También esto implicó que “sus lenguas, sus culturas fueron denigradas y suprimidas; y de cómo los niños sufrieron abusos físicos y verbales, psicológicos y espirituales; de cómo se los llevaron de sus casas cuando eran chiquitos y de cómo esto marcó de manera indeleble la relación entre padres e hijos, entre abuelos y nietos”.
Por eso expresa con claridad Francisco: “Me encuentro entre ustedes porque el primer paso de esta peregrinación penitencial es el de renovar mi pedido de perdón y decirles, de todo corazón, que estoy profundamente dolido: pido perdón por la manera en la que, lamentablemente, muchos cristianos adoptaron la mentalidad colonialista de las potencias que oprimieron a los pueblos indígenas. Estoy dolido. Pido perdón, en particular, por el modo en el que muchos miembros de la Iglesia y de las comunidades religiosas cooperaron, también por medio de la indiferencia, en esos proyectos de destrucción cultural y asimilación forzada de los gobiernos de la época, que finalizaron en el sistema de las escuelas residenciales”.

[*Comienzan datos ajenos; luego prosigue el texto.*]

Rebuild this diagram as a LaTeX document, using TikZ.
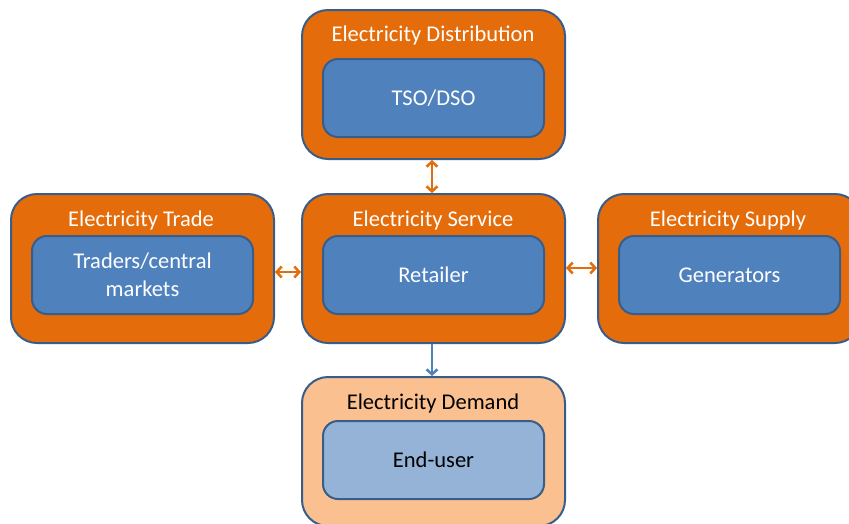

Mencionó el Santo Padre la imagen evangélica del trigo y la cizaña. “Y precisamente a causa de esa cizaña quise realizar esta peregrinación penitencial, y comenzarla esta mañana haciendo memoria del mal que sufrieron los pueblos indígenas por parte de muchos cristianos y con dolor pedir perdón. Me duele pensar que algunos católicos hayan contribuido a las políticas de asimilación y desvinculación que transmitían un sentido de inferioridad, sustrayendo a comunidades y personas sus identidades culturales y espirituales, cortando sus raíces y alimentando actitudes prejuiciosas y discriminatorias, y que eso también se haya hecho en nombre de una educación que se suponía cristiana.”
Recordó una expresión bella de San Juan Pablo II en Canadá: “Cristo anima el centro mismo de cada cultura, por lo que el cristianismo no sólo comprende a todos los pueblos indígenas, sino que el mismo Cristo, en los miembros de su cuerpo, es indígena” (Liturgia de la Palabra con los indígenas de Canadá, 15 septiembre 1984).

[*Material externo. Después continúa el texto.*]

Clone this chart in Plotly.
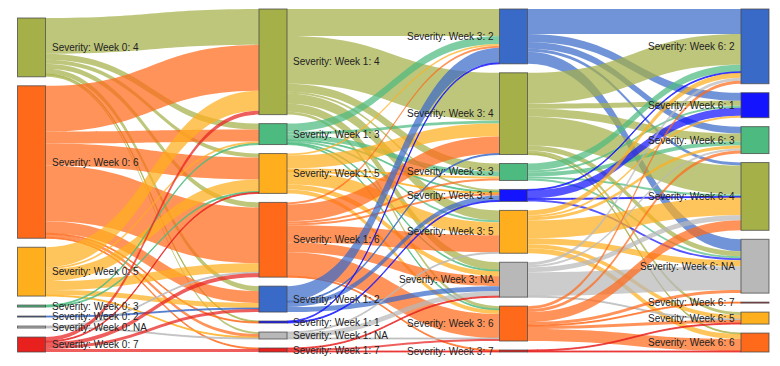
import plotly.graph_objects as go

# ---------------- data ----------------
weeks = ["Week 0", "Week 1", "Week 3", "Week 6"]
col0_levels = ["4", "6", "5", "3", "2", "NA", "7"]
col1_levels = ["4", "3", "5", "6", "2", "1", "NA", "7"]
col2_levels = ["2", "4", "3", "1", "5", "NA", "6", "7"]
col3_levels = ["2", "1", "3", "4", "NA", "7", "5", "6"]

flows_w0_w1 = [
    ("4", "4", 36), ("4", "3", 6), ("4", "5", 4), ("4", "6", 5), ("4", "2", 5), ("4", "1", 1), ("4", "NA", 2),
    ("6", "4", 46), ("6", "3", 12), ("6", "5", 22), ("6", "6", 56), ("6", "2", 12), ("6", "1", 1), ("6", "NA", 3), ("6", "7", 1),
    ("5", "4", 20), ("5", "3", 2), ("5", "5", 12), ("5", "6", 9), ("5", "2", 5), ("5", "NA", 1),
    ("3", "3", 1), ("3", "5", 1),
    ("2", "2", 1),
    ("NA", "NA", 1), ("NA", "6", 1),
    ("7", "4", 4), ("7", "5", 1), ("7", "6", 4), ("7", "2", 3), ("7", "7", 3),
]
flows_w1_w3 = [
    ("4", "2", 27), ("4", "4", 48), ("4", "3", 8), ("4", "1", 2), ("4", "5", 10), ("4", "NA", 8), ("4", "6", 3),
    ("3", "2", 8), ("3", "4", 3), ("3", "3", 5), ("3", "1", 1), ("3", "5", 2), ("3", "NA", 1), ("3", "6", 1),
    ("5", "2", 2), ("5", "4", 13), ("5", "3", 2), ("5", "1", 1), ("5", "5", 13), ("5", "NA", 5), ("5", "6", 4),
    ("6", "2", 2), ("6", "4", 17), ("6", "3", 2), ("6", "1", 2), ("6", "5", 17), ("6", "NA", 10), ("6", "6", 24), ("6", "7", 1),
    ("2", "2", 15), ("2", "1", 5), ("2", "NA", 5), ("2", "4", 1),
    ("1", "2", 1), ("1", "1", 1),
    ("NA", "NA", 5), ("NA", "6", 1), ("NA", "5", 1),
    ("7", "6", 2), ("7", "7", 1), ("7", "NA", 1),
]
flows_w3_w6 = [
    ("2", "2", 25), ("2", "1", 8), ("2", "3", 7), ("2", "4", 3), ("2", "NA", 12),
    ("4", "2", 31), ("4", "1", 5), ("4", "3", 8), ("4", "4", 29), ("4", "NA", 5), ("4", "5", 3), ("4", "6", 1),
    ("3", "2", 7), ("3", "1", 2), ("3", "3", 4), ("3", "4", 2), ("3", "NA", 2),
    ("1", "2", 1), ("1", "1", 8), ("1", "4", 1), ("1", "NA", 2),
    ("5", "2", 5), ("5", "1", 2), ("5", "3", 3), ("5", "4", 18), ("5", "NA", 6), ("5", "5", 4), ("5", "6", 5),
    ("NA", "2", 3), ("NA", "3", 2), ("NA", "4", 5), ("NA", "NA", 24), ("NA", "5", 1),
    ("6", "2", 3), ("6", "3", 3), ("6", "4", 10), ("6", "NA", 3), ("6", "7", 1), ("6", "5", 3), ("6", "6", 12),
    ("7", "5", 1), ("7", "6", 1),
]

# ---------------- styles / layout ----------------
level_colors = {
    "4": (165, 176, 72),
    "6": (255, 106, 26),
    "5": (255, 174, 30),
    "3": (77, 187, 127),
    "2": (58, 106, 200),
    "1": (20, 20, 255),
    "NA": (184, 184, 184),
    "7": (232, 32, 30),
}
W = 780
col_cx = [23.5, 265.0, 505.5, 747.0]   # node centres within the paper, px
H = 343.0
PAD = 9.0
TOP = 1
THICK = 28

columns = [col0_levels, col1_levels, col2_levels, col3_levels]
transitions = [flows_w0_w1, flows_w1_w3, flows_w3_w6]

labels, colors, idx, cols = [], [], {}, []
for c, levels in enumerate(columns):
    for lv in levels:
        idx[(c, lv)] = len(labels)
        labels.append(f"Severity: {weeks[c]}: {lv}")
        cols.append(c)
        r, g, b = level_colors[lv]
        colors.append(f"rgb({r},{g},{b})")

src, tgt, val, lcol = [], [], [], []
inflow = [0] * len(labels)
outflow = [0] * len(labels)
for c, flows in enumerate(transitions):
    for s, t, v in flows:
        i, j = idx[(c, s)], idx[(c + 1, t)]
        src.append(i); tgt.append(j); val.append(v)
        inflow[j] += v; outflow[i] += v
        r, g, b = level_colors[s]
        lcol.append(f"rgba({r},{g},{b},0.72)")

node_val = [max(a, b) for a, b in zip(inflow, outflow)]
ky = min((H - (len(levels) - 1) * PAD) / sum(node_val[idx[(c, lv)]] for lv in levels)
         for c, levels in enumerate(columns))

xs, ys = [0.0] * len(labels), [0.0] * len(labels)
for c, levels in enumerate(columns):
    total = sum(node_val[idx[(c, lv)]] for lv in levels) * ky + (len(levels) - 1) * PAD
    pos = H - total
    for lv in levels:
        i = idx[(c, lv)]
        h = node_val[i] * ky
        xs[i] = col_cx[c] / W
        ys[i] = (pos + h / 2) / H
        pos += h + PAD

annotations = []
for i, lab in enumerate(labels):
    c = cols[i]
    cx = xs[i] * W
    if c < 2:
        ax, anchor = cx + THICK / 2 + 4, "left"
    else:
        ax, anchor = cx - THICK / 2 - 4, "right"
    annotations.append(dict(
        text=lab, x=ax / W, y=1 - ys[i], xref="paper", yref="paper",
        xanchor=anchor, yanchor="middle", showarrow=False,
        font=dict(family="Liberation Sans, Arial, sans-serif", size=10, color="#222"),
    ))

fig = go.Figure(go.Sankey(
    arrangement="snap",
    node=dict(label=labels, color=colors, x=xs, y=ys, pad=PAD, thickness=THICK,
              line=dict(color="rgba(70,70,70,0.75)", width=1)),
    link=dict(source=src, target=tgt, value=val, color=lcol),
    textfont=dict(size=1, color="rgba(0,0,0,0)"),
))
fig.update_layout(width=W, height=366, margin=dict(l=0, r=0, t=TOP, b=366 - TOP - int(H)),
                  paper_bgcolor="white", annotations=annotations)
fig.write_html("out.html")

Insistió Francisco en que “nada puede borrar la dignidad violada, el mal sufrido, la confianza traicionada. Y tampoco debe borrarse nunca la vergüenza de nosotros creyentes. Pero es necesario empezar de nuevo. Y Jesús no nos propone palabras y buenos propósitos, sino la cruz, ese amor escandaloso que se deja atravesar los pies y las muñecas por los clavos y traspasar la cabeza por las espinas. Esta es la dirección a seguir, mirar juntos a Cristo, el amor traicionado y crucificado por nosotros; ver a Jesús, crucificado en tantos alumnos de las escuelas residenciales”.
Uno de los jefes indígenas expresó su gratitud al Papa por haber escuchado sus testimonios y por sus palabras de consuelo: «Durante el tiempo que estuvimos con usted nos quedó claro que escuchó profundamente y con gran compasión los testimonios que contaban cómo se suprimían nuestras lenguas, se nos arrebataba nuestra cultura y se denigraba nuestra espiritualidad».
El dolor no se elimina ni desaparece. Francisco se conmueve, pide perdón, expresa su vergüenza, se inclina, abraza y consuela. Es una viaje espiritual que nos interpela e impulsa como humanidad.
El 30 de julio fue el Día Mundial contra la Trata de Personas. Nuestro Papa lo definió como “crimen de lesa humanidad”. La explotación doméstica, sexual, laboral, los matrimonios forzados constituyen violaciones físicas y psicológicas a la dignidad de las víctimas.
La Comisión Episcopal de Migrantes e Itinerantes de la Iglesia argentina advierte sobre un punto que es clave: el comercio de la vida. “La sospecha de querer implementar la ley de alquiler de vientres en nuestro país también nos enfrenta a una mentalidad de que la persona humana pueda ser tratada como un objeto, manipulable y sin dignidad. No son mercancía. ¡Esto también es trata de personas! El Estado debe cuidar la vida desde su concepción, protegerla, y no dejar espacio a la inmoralidad, a la corrupción y a la impunidad.”
No dejemos de mirar con indignación cualquier tipo de explotación. Todas las vidas merecen respeto.